How matchmaking works
Facial recognition is used to identify or confirm a person's identity using their face. It can be employed to identify individuals in pictures, videos, or in real-time.
The systems use algorithms to spot distinctive details of a person's face, such as the location of their eyes, the shape of their nose, or the appearance of their chin. By combining these attributes, they can read the geometry of a face to match it to an image. Most facial recognition systems use 2D images than 3D because it is easier to match a 2D image with public photos or those in a database.
The system then converts the facial image to data. How does that work? The best explanation of this step comes to us from security software vendor Norton: “The face capture process transforms analog information (a face) into a set of digital information (data) based on the person's facial features. Your face's analysis is essentially turned into a mathematical formula. The numerical code is called a faceprint. In the same way that thumbprints are unique, each person has their own faceprint.”

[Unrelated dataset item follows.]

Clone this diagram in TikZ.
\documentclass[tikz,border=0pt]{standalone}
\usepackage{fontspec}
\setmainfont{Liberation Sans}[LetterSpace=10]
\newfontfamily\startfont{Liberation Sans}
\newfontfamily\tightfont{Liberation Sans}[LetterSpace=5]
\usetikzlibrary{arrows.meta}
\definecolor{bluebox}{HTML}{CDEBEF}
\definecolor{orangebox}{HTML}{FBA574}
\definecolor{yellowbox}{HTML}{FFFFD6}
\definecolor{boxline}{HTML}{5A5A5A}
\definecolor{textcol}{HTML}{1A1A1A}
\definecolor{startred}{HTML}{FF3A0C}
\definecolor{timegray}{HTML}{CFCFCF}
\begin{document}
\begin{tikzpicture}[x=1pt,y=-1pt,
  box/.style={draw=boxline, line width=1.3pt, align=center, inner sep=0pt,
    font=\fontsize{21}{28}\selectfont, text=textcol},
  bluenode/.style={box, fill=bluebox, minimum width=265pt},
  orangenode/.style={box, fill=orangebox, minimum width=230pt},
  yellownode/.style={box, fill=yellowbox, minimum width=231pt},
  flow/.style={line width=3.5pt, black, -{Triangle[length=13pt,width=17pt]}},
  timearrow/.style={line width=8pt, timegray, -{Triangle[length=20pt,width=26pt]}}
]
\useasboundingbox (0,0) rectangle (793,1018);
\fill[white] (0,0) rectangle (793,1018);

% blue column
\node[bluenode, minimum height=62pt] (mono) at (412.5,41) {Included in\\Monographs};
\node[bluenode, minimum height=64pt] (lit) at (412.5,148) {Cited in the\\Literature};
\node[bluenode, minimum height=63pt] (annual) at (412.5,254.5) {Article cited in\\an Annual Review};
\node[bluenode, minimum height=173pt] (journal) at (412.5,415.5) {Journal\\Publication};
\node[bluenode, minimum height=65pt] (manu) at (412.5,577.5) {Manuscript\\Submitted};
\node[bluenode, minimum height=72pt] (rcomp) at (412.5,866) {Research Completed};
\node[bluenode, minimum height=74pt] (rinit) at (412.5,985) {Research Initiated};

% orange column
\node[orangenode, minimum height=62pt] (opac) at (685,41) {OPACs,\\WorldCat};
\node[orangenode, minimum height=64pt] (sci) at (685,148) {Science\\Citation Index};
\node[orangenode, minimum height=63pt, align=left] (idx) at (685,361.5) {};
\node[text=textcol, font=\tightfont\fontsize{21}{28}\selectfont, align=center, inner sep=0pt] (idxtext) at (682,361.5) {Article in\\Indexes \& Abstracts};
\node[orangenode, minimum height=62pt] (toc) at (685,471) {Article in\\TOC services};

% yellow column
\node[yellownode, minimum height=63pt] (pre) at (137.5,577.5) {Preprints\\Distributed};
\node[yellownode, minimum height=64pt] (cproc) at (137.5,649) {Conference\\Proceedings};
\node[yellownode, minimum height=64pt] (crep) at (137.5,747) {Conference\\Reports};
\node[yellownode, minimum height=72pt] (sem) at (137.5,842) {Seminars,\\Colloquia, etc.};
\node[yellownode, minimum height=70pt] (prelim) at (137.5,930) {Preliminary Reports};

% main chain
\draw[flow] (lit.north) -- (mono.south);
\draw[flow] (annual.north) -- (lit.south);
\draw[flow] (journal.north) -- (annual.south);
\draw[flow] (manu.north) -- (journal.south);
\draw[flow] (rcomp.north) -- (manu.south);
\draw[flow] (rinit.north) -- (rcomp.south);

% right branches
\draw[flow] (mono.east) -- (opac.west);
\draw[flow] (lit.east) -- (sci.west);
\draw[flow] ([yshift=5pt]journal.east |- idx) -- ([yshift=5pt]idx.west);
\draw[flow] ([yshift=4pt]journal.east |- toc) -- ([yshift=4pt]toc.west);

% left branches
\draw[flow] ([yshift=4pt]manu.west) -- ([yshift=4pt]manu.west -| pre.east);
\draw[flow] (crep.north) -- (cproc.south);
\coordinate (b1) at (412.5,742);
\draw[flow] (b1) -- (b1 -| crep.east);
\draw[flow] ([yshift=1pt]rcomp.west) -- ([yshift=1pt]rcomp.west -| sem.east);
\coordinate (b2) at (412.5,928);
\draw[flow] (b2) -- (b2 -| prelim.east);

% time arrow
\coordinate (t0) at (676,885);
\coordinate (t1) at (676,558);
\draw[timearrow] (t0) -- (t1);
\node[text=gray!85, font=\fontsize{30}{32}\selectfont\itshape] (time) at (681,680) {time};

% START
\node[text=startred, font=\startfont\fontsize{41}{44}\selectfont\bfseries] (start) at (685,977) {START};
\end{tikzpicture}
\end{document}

This faceprint is then run through a database of faces seeking a match in what can be a huge repository of many millions of images, with the largest found in law enforcement and crime-fighting organizations.
If your image is matched with one in a facial recognition database, the system notifies authorities who decide if it is a close enough match to act on.
Infrastructure issues
The infrastructure required to support an effective facial recognition operation depends on how the technology is being used and the volume of images used to attempt matches. For example, if an enterprise is using facial recognition in an access control application to confirm the identity of employees, entities may be able to upgrade their current corporate IT infrastructure.

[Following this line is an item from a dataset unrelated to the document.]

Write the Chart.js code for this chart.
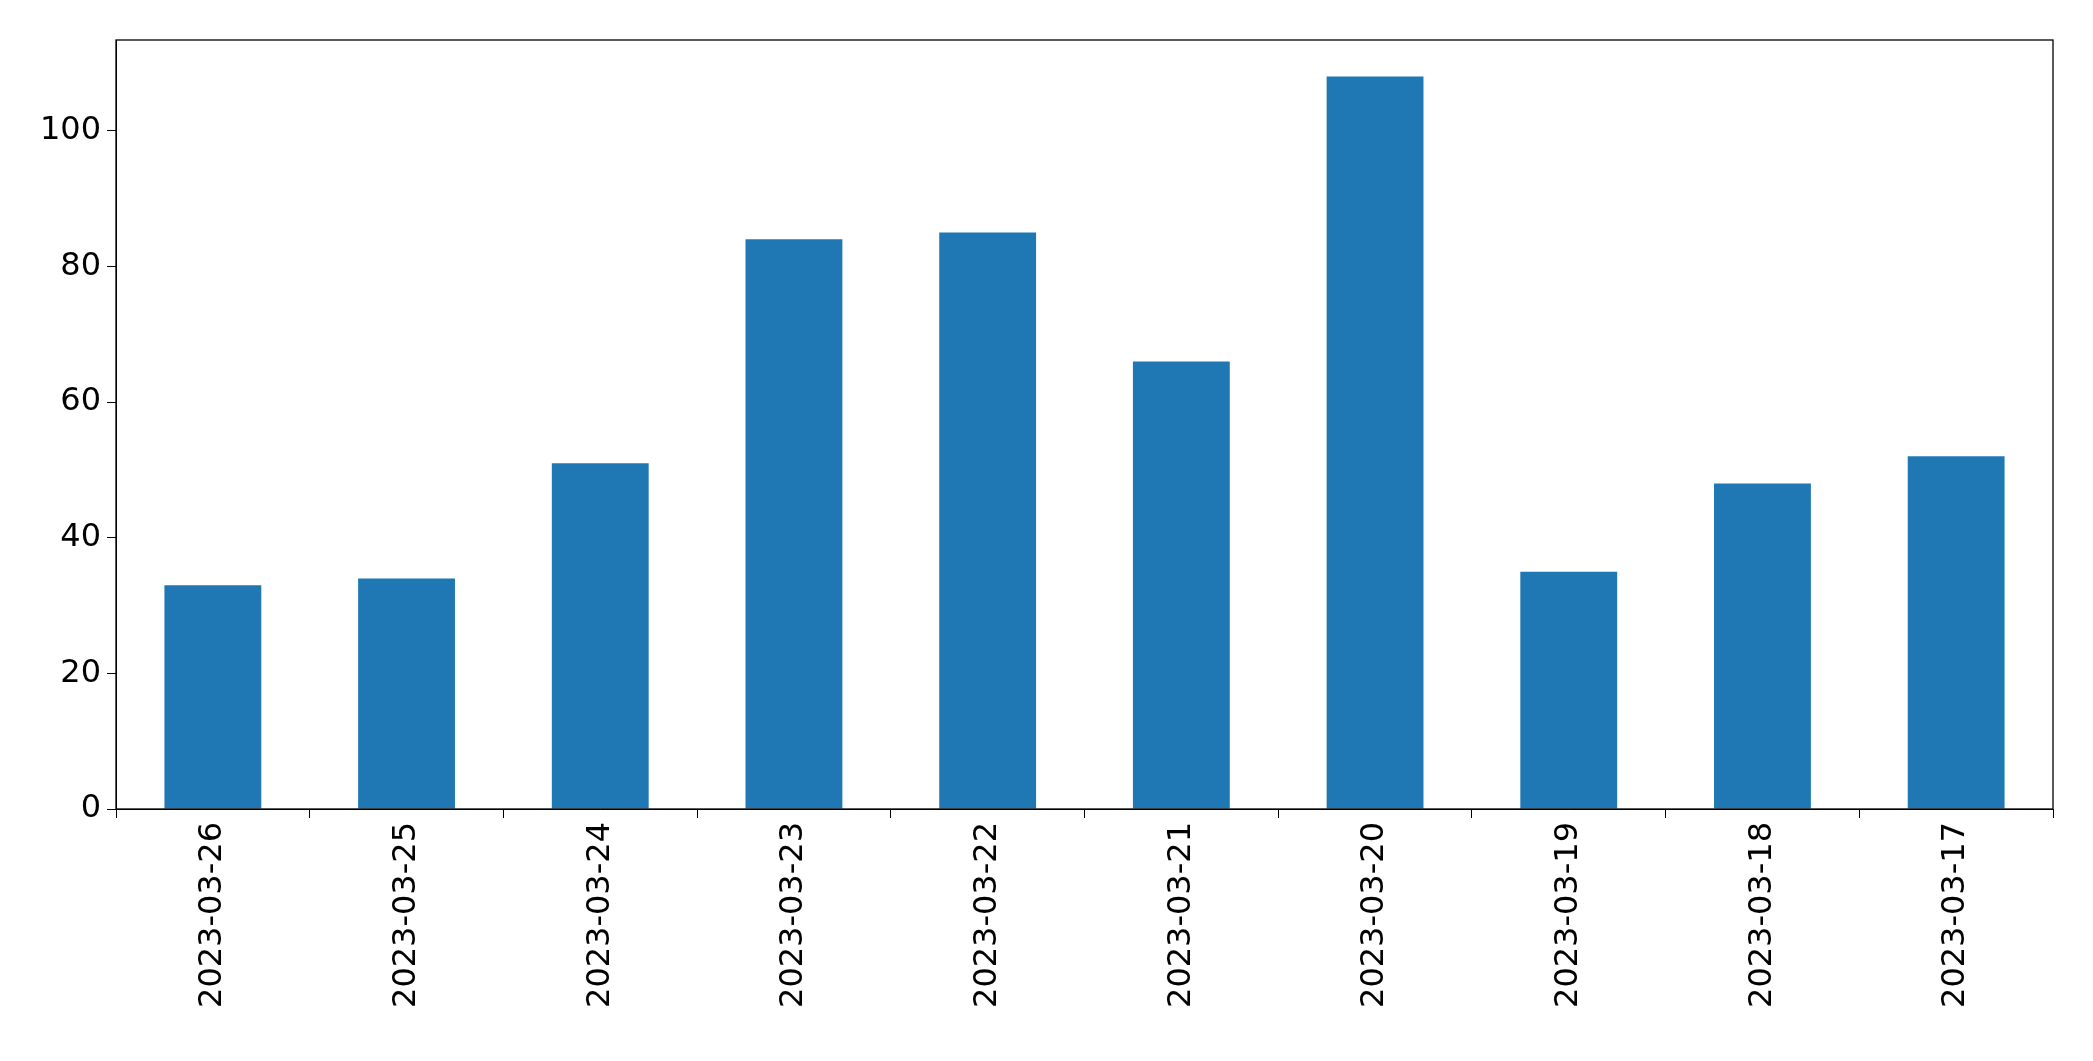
<!DOCTYPE html>
<html>
<head>
<meta charset="utf-8">
<script src="https://cdn.jsdelivr.net/npm/chart.js@4"></script>
<style>
  body { margin: 0; background: #fff; }
</style>
</head>
<body>
<canvas id="chart" width="2093" height="1061"></canvas>
<script>
const dates = ['2023-03-26', '2023-03-25', '2023-03-24', '2023-03-23', '2023-03-22',
               '2023-03-21', '2023-03-20', '2023-03-19', '2023-03-18', '2023-03-17']
const counts = [33, 34, 51, 84, 85, 66, 108, 35, 48, 52]

// cadre complet autour de la zone du graphique
const frame = {
    id: 'frame',
    afterDraw(chart) {
        const { ctx, chartArea: a } = chart
        ctx.save()
        ctx.strokeStyle = '#000'
        ctx.lineWidth = 1.3
        ctx.strokeRect(a.left, a.top, a.right - a.left, a.bottom - a.top)
        ctx.restore()
    }
}

const tickFont = { family: 'DejaVu Sans', size: 32 }

new Chart(document.getElementById('chart'), {
    type: 'bar',
    data: {
        labels: dates,
        datasets: [{ data: counts, backgroundColor: '#1f77b4', categoryPercentage: 1, barPercentage: 0.5 }]
    },
    options: {
        responsive: false,
        animation: false,
        layout: { padding: { top: 40, right: 40, left: 0, bottom: 0 } },
        plugins: { legend: { display: false }, tooltip: { enabled: false } },
        scales: {
            x: {
                grid: { drawOnChartArea: false, tickLength: 9, color: '#000' },
                border: { color: '#000' },
                ticks: { font: tickFont, color: '#000', minRotation: 90, maxRotation: 90, padding: 4 },
                afterFit: s => { s.height = 252 }
            },
            y: {
                min: 0, max: 113.4,
                grid: { drawOnChartArea: false, tickLength: 9, color: '#000' },
                border: { color: '#000' },
                ticks: { font: tickFont, color: '#000', stepSize: 20, padding: 6,
                         callback: v => v % 20 === 0 ? v : null },
                afterFit: s => { s.width = 116 }
            }
        }
    },
    plugins: [frame]
})
</script>
</body>
</html>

However, if a large, distributed enterprise is considering an implementation for all employees and workers, network and storage systems might need to be dedicated or augmented, along with computing power in the data center.
In either instance, high-speed network connections are a critical piece of the facial recognition system to ensure the low latency needed for high-volume scanning and matching in time-sensitive applications, such as access control.
Network needs
In a metropolitan law enforcement implementation, a network of surveillance cameras serves as the foundation for the facial recognition software, which pulls images stored in a large database with massive storage.
By contrast, a solution for an NFL venue could run on the arena's backbone network, with upgrades in storage in the facility's data center. In newer – multi-purpose - NFL stadiums such as Atlanta Mercedes-Benz Stadium’s IT infrastructure is a data center, which processes all data on game day, and backs that up to the vendor’s cloud that same day.
Originally used by telecom carriers to deliver triple-play service bundles to the home, a Gigabit Passive Optical Network (GPON) is used to connect a wide array of high-speed devices and systems to the data center. The Mercedes-Benz GPON uses 4,000 miles of fiber-optic cable. GPONs can handle the low latency needs of high-volume scanning and matching.
When it hosted Super Bowl 53 in February 2019, the facility’s backbone network supported:
15,000 Ethernet ports
Wi-Fi equipment
700 POS devices
A security system
Keycard accessed doors
Though the NFL had used facial recognition as early as 2001, there have been evaluations of the tech by individual teams. Some are operating small image volume applications to verify the identity of these employees and players entering stadium facilities.
From staff access to fan security
IT infrastructure revamps could be in the plans should sports teams expand their facial recognition implementations beyond players, staff, and suppliers, to includes the gameday fan crush of 65,000 to 90,000 people with all rushing to quickly pass through often jammed stadium entry points.
The same goes for older stadium venues that have added infrastructure over the years to support Wi-Fi 6, 5G service, and advanced video replay systems for fans and TV broadcasters.